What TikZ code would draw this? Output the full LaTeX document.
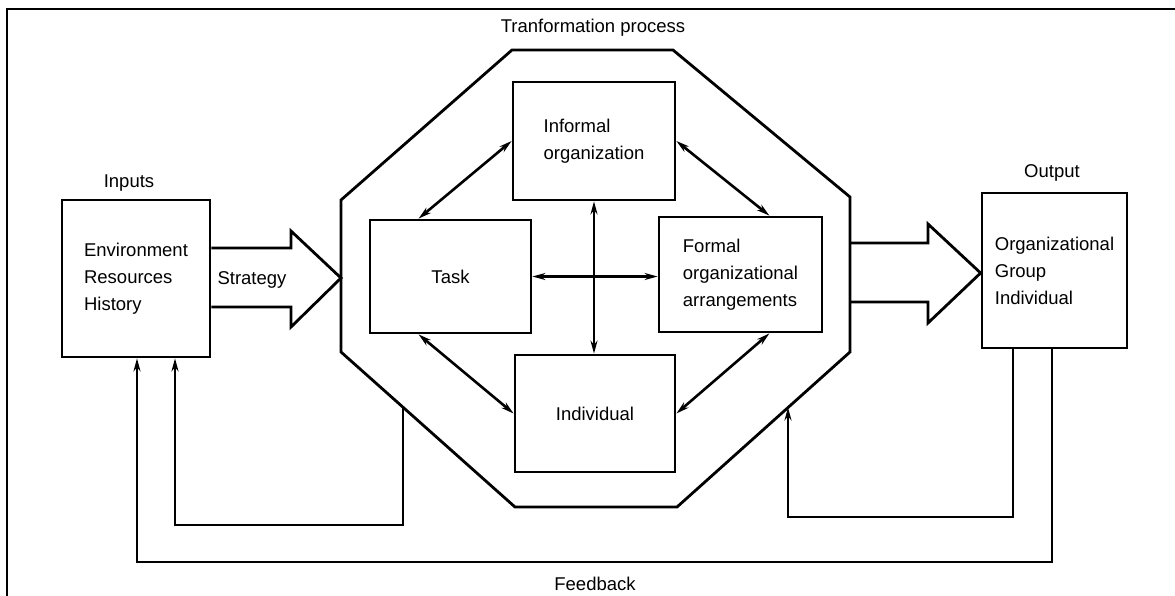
\documentclass[tikz,border=0pt]{standalone}
\usepackage{fontspec}
\setmainfont{Liberation Sans}
\usetikzlibrary{arrows.meta}
\begin{document}
\begin{tikzpicture}[x=1pt,y=-1pt,
  line width=2.8pt, line join=miter,
  txt/.style={font=\fontsize{18.5}{27}\selectfont, inner sep=0pt},
  blk/.style={draw, txt, align=left, inner sep=0pt},
  tip/.style={-{Stealth[length=13pt,width=7pt]}},
  dbl/.style={{Stealth[length=13pt,width=7pt]}-{Stealth[length=13pt,width=7pt]}, line width=2.6pt}]
\useasboundingbox (0,0) rectangle (1175,595);

% page frame (top and left rules)
\draw[line width=2.8pt] (7,600) -- (7,9) -- (1180,9);

% inputs and outputs
\node[blk, minimum width=148pt, minimum height=157pt] (inputs) at (136,278.5)
  {Environment\\Resources\\History};
\node[blk, minimum width=145pt, minimum height=155pt] (output) at (1054.5,270.5)
  {Organizational\\Group\\Individual};
\node[txt] (inlbl) at (129,183) {Inputs};
\node[txt] (outlbl) at (1052,173) {Output};

% transformation process: octagon
\coordinate (o1) at (341,200);
\coordinate (o2) at (512,50);
\coordinate (o3) at (673,50);
\coordinate (o4) at (850,197);
\coordinate (o5) at (850,352);
\coordinate (o6) at (677,507);
\coordinate (o7) at (515,507);
\coordinate (o8) at (341,352);
\draw (o1) -- (o2) -- (o3) -- (o4) -- (o5) -- (o6) -- (o7) -- (o8) -- cycle;
\node[txt] (tplbl) at (593,28) {Tranformation process};

% components
\node[blk, minimum width=162pt, minimum height=118pt] (informal) at (594,141)
  {Informal\\organization};
\node[blk, minimum width=161pt, minimum height=113pt] (task) at (450.5,276.5) {Task};
\node[blk, minimum width=163pt, minimum height=115pt] (formal) at (740.5,274.5)
  {Formal\\organizational\\arrangements};
\node[blk, minimum width=160pt, minimum height=117pt] (indiv) at (595,413.5) {Individual};

% fit relations
\draw[dbl] ([xshift=50pt]task.north west) -- (informal.west);
\draw[dbl] (informal.east) -- ([xshift=-54pt]formal.north east);
\draw[dbl] ([xshift=50pt]task.south west) -- (indiv.west);
\draw[dbl] ([xshift=-54pt]formal.south east) -- (indiv.east);
\draw[dbl] (informal.south) -- (informal.south |- indiv.north);
\draw[dbl] (task.east) -- (task.east -| formal.west);

% strategy block arrow
\draw (inputs.east |- 0,248) -- (291,248) -- (291,231) -- (o1 |- 0,278)
      -- (291,327) -- (291,307) -- (inputs.east |- 0,307);
\node[txt] (strat) at (252,280) {Strategy};

% output block arrow
\draw (o4 |- 0,243) -- (928,243) -- (928,224) -- (output.west |- 0,273)
      -- (928,323) -- (928,302) -- (o4 |- 0,302);

% feedback loops
\coordinate (fbl) at (403,407);
\coordinate (fbr) at (788,407.5);
\draw[tip] (fbl) -- (403,525) -- (175,525) -- (175,0 |- inputs.south);
\draw[tip] ([xshift=-41.5pt]output.south) -- (1013,517) -- (788,517) -- (fbr);
\draw[tip] (1052,0 |- output.south) -- (1052,562) -- (137,562) -- (137,0 |- inputs.south);
\node[txt] (fblbl) at (595,584) {Feedback};
\end{tikzpicture}
\end{document}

• • • • •

* [Problem statement]
With the pictures left out, restate word for word every line of the data above, from the first down to the line that contains "(7,9) -- (1180,9);".

* [Output of the exercise]
What TikZ code would draw this? Output the full LaTeX document.
\documentclass[tikz,border=0pt]{standalone}
\usepackage{fontspec}
\setmainfont{Liberation Sans}
\usetikzlibrary{arrows.meta}
\begin{document}
\begin{tikzpicture}[x=1pt,y=-1pt,
  line width=2.8pt, line join=miter,
  txt/.style={font=\fontsize{18.5}{27}\selectfont, inner sep=0pt},
  blk/.style={draw, txt, align=left, inner sep=0pt},
  tip/.style={-{Stealth[length=13pt,width=7pt]}},
  dbl/.style={{Stealth[length=13pt,width=7pt]}-{Stealth[length=13pt,width=7pt]}, line width=2.6pt}]
\useasboundingbox (0,0) rectangle (1175,595);

% page frame (top and left rules)
\draw[line width=2.8pt] (7,600) -- (7,9) -- (1180,9);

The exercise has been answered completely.